Everything we do in life requires some type of learning. Some learn visually , some study and some are self taught. I am an fashion designer and everything I know about fashion I have learned myself, I learn how to sew by practicing everyday and even though I know how to sew and construct garments I can say that I am not the best at it yet. If I could go back five years to when I first started sewing and designing I would tell myself to focus on basics before going big. When I first started pursuing this fashion dream I was 17 and I wanted to rush the process and that cost me not money but time. Time because I would always do something wrong while I was sketching or sewing and I would either have remake what I did wrong or most times I would have to start over. That costed me a lot of time which could have been used to learn other techniques. After a year of rushing my work and having to remake project after project, I finally understood that I had to learn the basics before I can move anywhere else, I then started over doing simple stuff such as t-shirts, sweaters and on and on, trying to make it as perfect as I could and I can now five years later say, those lessons I learn while remaking garments taught me that the process is very important and everybody has to go through it to become professionals on their craft.

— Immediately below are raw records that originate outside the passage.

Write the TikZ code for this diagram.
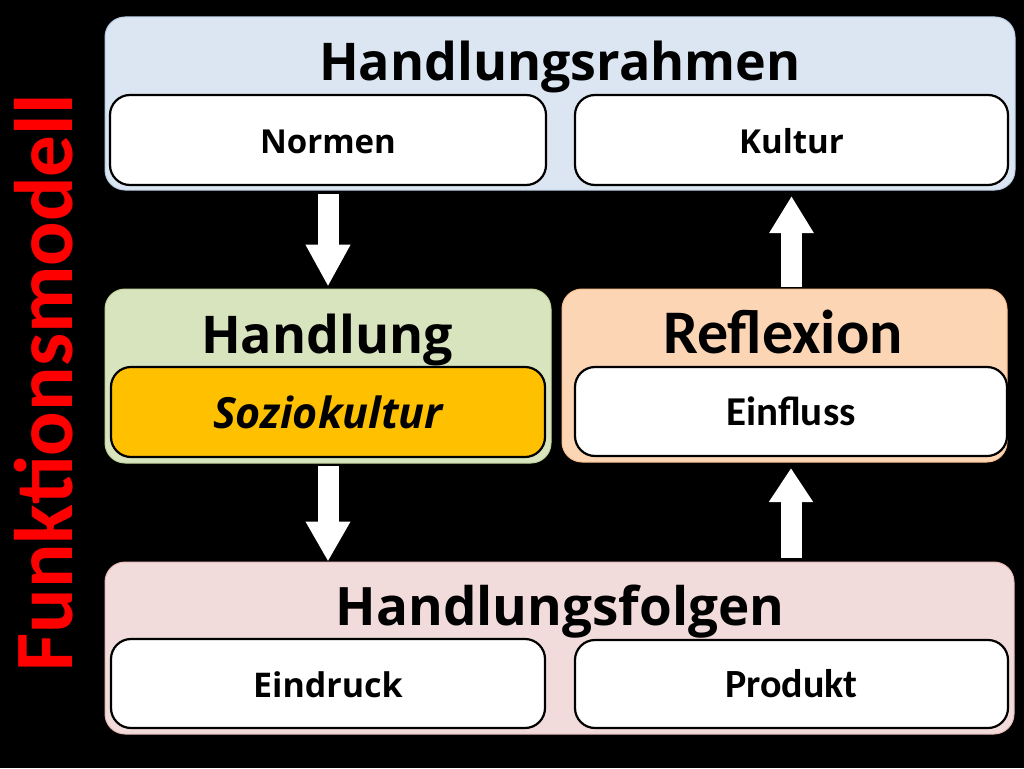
\documentclass[tikz,border=0pt]{standalone}
\usepackage{fontspec}
\setmainfont{Open Sans}
\newfontfamily\calfont{Carlito}
\usetikzlibrary{arrows.meta,calc}
\definecolor{pBlue}{HTML}{DCE6F2}
\definecolor{pBlueLine}{HTML}{B9CDE5}
\definecolor{pGreen}{HTML}{D7E4BD}
\definecolor{pGreenLine}{HTML}{C3D69B}
\definecolor{pPeach}{HTML}{FCD5B5}
\definecolor{pPeachLine}{HTML}{FAC090}
\definecolor{pPink}{HTML}{F2DCDB}
\definecolor{pPinkLine}{HTML}{E6B9B8}
\definecolor{sGold}{HTML}{FFC000}
\definecolor{tRed}{HTML}{FF0000}
\tikzset{
  panel/.style={rectangle, rounded corners=20pt, inner sep=0pt, line width=1pt},
  innerbox/.style={rectangle, rounded corners=20pt, draw=black, fill=white, line width=2.2pt,
    inner sep=0pt, text height=27pt, text depth=0pt, font=\bfseries\fontsize{33}{36}\selectfont},
  title/.style={anchor=base, inner sep=0pt, font=\bfseries\fontsize{52}{60}\selectfont},
  blockarr/.style={draw=white, line width=21pt},
}
\begin{document}
\begin{tikzpicture}[x=1pt,y=-1pt]
\useasboundingbox[fill=black] (0,0) rectangle (1024,768);
% panels
\node[panel, fill=pBlue, draw=pBlueLine, minimum width=910pt, minimum height=173pt] (top) at (560,103.5) {};
\node[panel, fill=pGreen, draw=pGreenLine, minimum width=446pt, minimum height=174pt] (midL) at (328,376) {};
\node[panel, fill=pPeach, draw=pPeachLine, minimum width=445pt, minimum height=173pt] (midR) at (784.5,375.5) {};
\node[panel, fill=pPink, draw=pPinkLine, minimum width=909pt, minimum height=172pt] (bot) at (559.5,648) {};
% titles
\node[title] (tTop) at (560,80) {Handlungsrahmen};
\node[title] (tMidL) at (327,353) {Handlung};
\node[title, font=\calfont\bfseries\fontsize{62}{66}\selectfont] (tMidR) at (783,353) {Reflexion};
\node[title, font=\bfseries\fontsize{53}{60}\selectfont] (tBot) at (560,625) {Handlungsfolgen};
% inner boxes
\node[innerbox, minimum width=436pt, minimum height=90pt] (normen) at (328,140) {Normen};
\node[innerbox, minimum width=433pt, minimum height=90pt] (kultur) at (791.5,140) {Kultur};
\node[innerbox, fill=sGold, minimum width=434pt, minimum height=90pt, text height=32pt,
  font=\bfseries\itshape\fontsize{43}{46}\selectfont] (sozio) at (328,412) {Soziokultur};
\node[innerbox, minimum width=432pt, minimum height=89pt, text height=27pt,
  font=\calfont\bfseries\fontsize{41}{44}\selectfont] (einfluss) at (791,411.5) {Einfluss};
\node[innerbox, minimum width=434pt, minimum height=89pt, font=\bfseries\fontsize{34}{38}\selectfont] (eindruck) at (328,683.5) {Eindruck};
\node[innerbox, minimum width=433pt, minimum height=88pt, text height=26pt,
  font=\calfont\bfseries\fontsize{40}{44}\selectfont] (produkt) at (791.5,684) {Produkt};
% side title
\node[anchor=base, rotate=90, inner sep=0pt, text=tRed, font=\calfont\bfseries\fontsize{83}{86}\selectfont] (side) at (72,383) {Funktionsmodell};
% arrows
\draw[blockarr, -{Triangle[width=42pt,length=42pt]}] ($(normen.south)+(0,8)$) -- ($(midL.north)+(0,-2)$);
\draw[blockarr, -{Triangle[width=42pt,length=37pt]}] ($(midR.north -| kultur.south)+(0,-2)$) -- ($(kultur.south)+(0,10)$);
\draw[blockarr, -{Triangle[width=42pt,length=40pt]}] ($(sozio.south)+(0,8)$) -- (bot.north -| sozio.south);
\draw[blockarr, -{Triangle[width=42pt,length=34pt]}] ($(bot.north -| einfluss.south)+(0,-4)$) -- ($(einfluss.south)+(0,11)$);
\end{tikzpicture}
\end{document}
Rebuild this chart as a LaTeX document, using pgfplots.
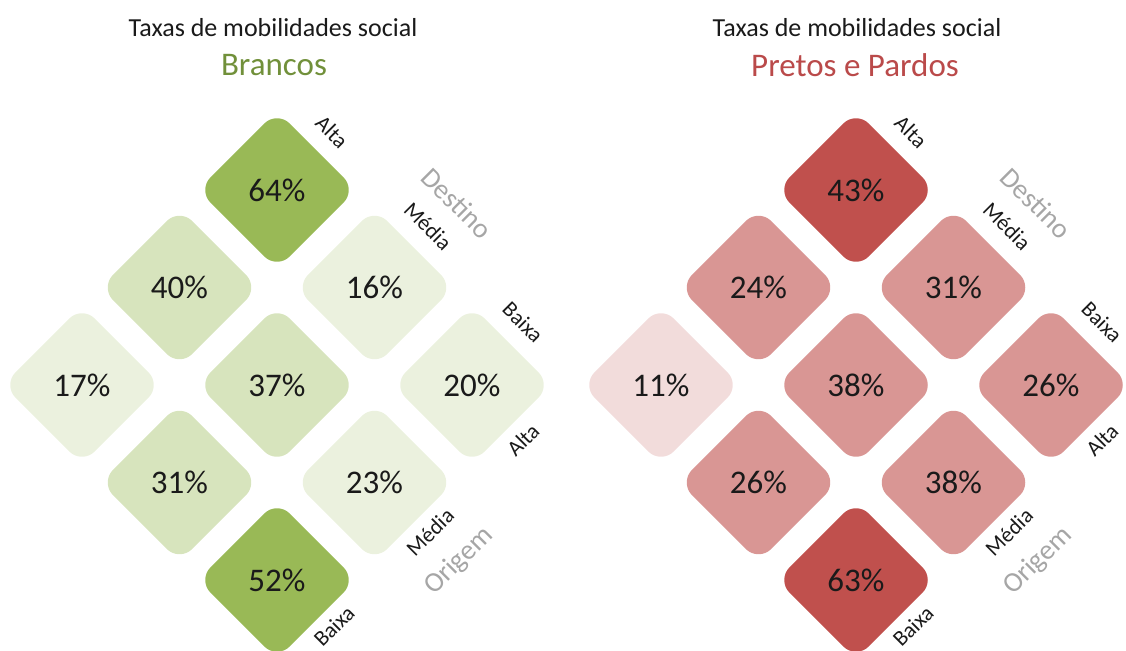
\documentclass[border=0pt]{standalone}
\usepackage{pgfplots}
\usepackage{pgfplotstable}
\pgfplotsset{compat=1.18}
\usepackage{fontspec}
\setmainfont{Carlito}

\definecolor{gA}{HTML}{99B956}
\definecolor{gB}{HTML}{D7E4BD}
\definecolor{gC}{HTML}{EBF1DE}
\definecolor{rA}{HTML}{C0504D}
\definecolor{rB}{HTML}{D99694}
\definecolor{rC}{HTML}{F2DCDB}
\definecolor{gT}{HTML}{71903A}
\definecolor{rT}{HTML}{BA4A4A}
\definecolor{lab}{HTML}{A6A6A6}
\definecolor{txt}{HTML}{1A1A1A}

\pgfdeclareplotmark{rdia}{%
  \pgfsetcornersarced{\pgfpoint{9pt}{9pt}}%
  \pgfpathmoveto{\pgfpoint{0.5\pgfplotmarksize}{0.5\pgfplotmarksize}}%
  \pgfpathlineto{\pgfpoint{0pt}{\pgfplotmarksize}}%
  \pgfpathlineto{\pgfpoint{-\pgfplotmarksize}{0pt}}%
  \pgfpathlineto{\pgfpoint{0pt}{-\pgfplotmarksize}}%
  \pgfpathlineto{\pgfpoint{\pgfplotmarksize}{0pt}}%
  \pgfpathlineto{\pgfpoint{0.5\pgfplotmarksize}{0.5\pgfplotmarksize}}%
  \pgfusepath{fill}%
}

% o: origem (1 Alta, 0 Media, -1 Baixa); d: destino (1 Alta, 0 Media, -1 Baixa)
% c: shade class (1 dark, 2 medium, 3 light)
\pgfplotstableread{
o d v c
1 1 64 1
1 0 16 3
1 -1 20 3
0 1 40 2
0 0 37 2
0 -1 23 3
-1 1 17 3
-1 0 31 2
-1 -1 52 1
}\brancos

\pgfplotstableread{
o d v c
1 1 43 1
1 0 31 2
1 -1 26 2
0 1 24 2
0 0 38 2
0 -1 38 2
-1 1 11 3
-1 0 26 2
-1 -1 63 1
}\pretos

\newcommand{\axlabels}[1]{%
  \node[rotate=-45,font=\fontsize{11}{11}\selectfont,text=txt] at (axis cs:{332+#1},518) {Alta};
  \node[rotate=-45,font=\fontsize{14}{14}\selectfont,text=lab] at (axis cs:{457+#1},447) {Destino};
  \node[rotate=-45,font=\fontsize{11}{11}\selectfont,text=txt] at (axis cs:{428+#1},424) {Média};
  \node[rotate=-45,font=\fontsize{11}{11}\selectfont,text=txt] at (axis cs:{523+#1},328) {Baixa};
  \node[rotate=45,font=\fontsize{11}{11}\selectfont,text=txt] at (axis cs:{523+#1},210) {Alta};
  \node[rotate=45,font=\fontsize{11}{11}\selectfont,text=txt] at (axis cs:{430+#1},118) {Média};
  \node[rotate=45,font=\fontsize{14}{14}\selectfont,text=lab] at (axis cs:{459+#1},89) {Origem};
  \node[rotate=45,font=\fontsize{11}{11}\selectfont,text=txt] at (axis cs:{334+#1},24) {Baixa};
}

\pgfplotsset{
  cell/.style={only marks, mark=rdia, mark size=39.6pt, color=#1,
    point meta=explicit symbolic, nodes near coords={\pgfplotspointmeta\%}},
}

\begin{document}
\begin{tikzpicture}
\begin{axis}[
  x=0.5pt, y=0.5pt, xmin=0, xmax=1126, ymin=0, ymax=650,
  scale only axis, hide axis, clip=false,
  every node near coord/.append style={anchor=center, font=\fontsize{16.5}{16.5}\selectfont, text=txt},
]
\addplot[cell=gA] table[x expr={277+97.5*(\thisrow{o}-\thisrow{d})}, y expr={265+97.5*(\thisrow{o}+\thisrow{d})}, meta=v, restrict expr to domain={\thisrow{c}}{1:1}] {\brancos};
\addplot[cell=gB] table[x expr={277+97.5*(\thisrow{o}-\thisrow{d})}, y expr={265+97.5*(\thisrow{o}+\thisrow{d})}, meta=v, restrict expr to domain={\thisrow{c}}{2:2}] {\brancos};
\addplot[cell=gC] table[x expr={277+97.5*(\thisrow{o}-\thisrow{d})}, y expr={265+97.5*(\thisrow{o}+\thisrow{d})}, meta=v, restrict expr to domain={\thisrow{c}}{3:3}] {\brancos};
\addplot[cell=rA] table[x expr={856+97.5*(\thisrow{o}-\thisrow{d})}, y expr={265+97.5*(\thisrow{o}+\thisrow{d})}, meta=v, restrict expr to domain={\thisrow{c}}{1:1}] {\pretos};
\addplot[cell=rB] table[x expr={856+97.5*(\thisrow{o}-\thisrow{d})}, y expr={265+97.5*(\thisrow{o}+\thisrow{d})}, meta=v, restrict expr to domain={\thisrow{c}}{2:2}] {\pretos};
\addplot[cell=rC] table[x expr={856+97.5*(\thisrow{o}-\thisrow{d})}, y expr={265+97.5*(\thisrow{o}+\thisrow{d})}, meta=v, restrict expr to domain={\thisrow{c}}{3:3}] {\pretos};
\axlabels{0}
\axlabels{579}
\node[font=\fontsize{13}{13}\selectfont,text=txt] at (axis cs:273,622) {Taxas de mobilidades social};
\node[font=\fontsize{16.5}{16.5}\selectfont,text=gT] at (axis cs:274,585) {Brancos};
\node[font=\fontsize{13}{13}\selectfont,text=txt] at (axis cs:857,622) {Taxas de mobilidades social};
\node[font=\fontsize{16.5}{16.5}\selectfont,text=rT] at (axis cs:855,585) {Pretos e Pardos};
\end{axis}
\pgfresetboundingbox
\path[use as bounding box] (current axis.south west) rectangle (current axis.north east);
\end{tikzpicture}
\end{document}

If I had the opportunity to go five years back from now and someone told me to do exercise I would probably tell them “I don’t have time for the gym”. Five years ago I really did not have any time for a gym. But what I did not know is that I did not have to go to a gym to practice exercise. A book that change this mindset of mines was “Brain Rules” by John Medina. Medina talks on how beneficial exercise is not only for our body’s and health, but also for our brain. After I finish reading “Brain Rules” I realized that I was just killing myself if I didn’t practice any types of exercises and so I started walking longer distance than my usual walks, riding my bike more often and from there on I started the hobby of doing some type of exercise everyday.
Family it’s the best gift men has. Five years ago I knew that sentence but I was not seeding on to it because I was too busy living my own life to the point that I did not realized that I had a family wanting to spend time with me. Like I said earlier I wish a going to the past machine existed so I can appreciate not only my family but everything god has handed me. As soon as I started working on the arts and fashion Everyone around me started telling me “you are so talented”, “one day you will make it” but I didn’t really saw that talent in me until now, maybe because I was making garments the wrong way or maybe because I didn’t have the skills an average designer has after some time in the fashion world but the point was that I was learning and I did not recognized the beauty of learning. Now every time I learn something new about any topic not just relating my craft I feel proud of myself because I finally understood how to value everything I have and learn everyday.
I remember how bad I wanted to be on my twenties five years ago, now I am twenty four wishing I could go five years back, the irony of life. My life it’s really not bad at all for all the mistakes I made throughout my teenager years but it can be a lot better if I had payed more attention in school. If I was giving the opportunity to attend school again I would definitely cut everything and everyone off to focus on school work. On the other note my fashion works are where I pictured them being five years ago. I am glad I learned the lesson of practice during my journey and thanks to that lesson I am who I am today. Five years ago a lot of my friends were into fitness and doing exercise but I wasn’t and I regret not associating with them as much earlier in life because now it’s really hard for me to do exercises everyday. Now that I am 24 I am still the same slim boy from college and even thought I am not ashamed of how I look I still wish I was a little bit more fit. I can believe it took me five years to start appreciating everything I have in my life, it took me to open my eyes into the real world and see how other people live and how I live. And that’s how my story ends.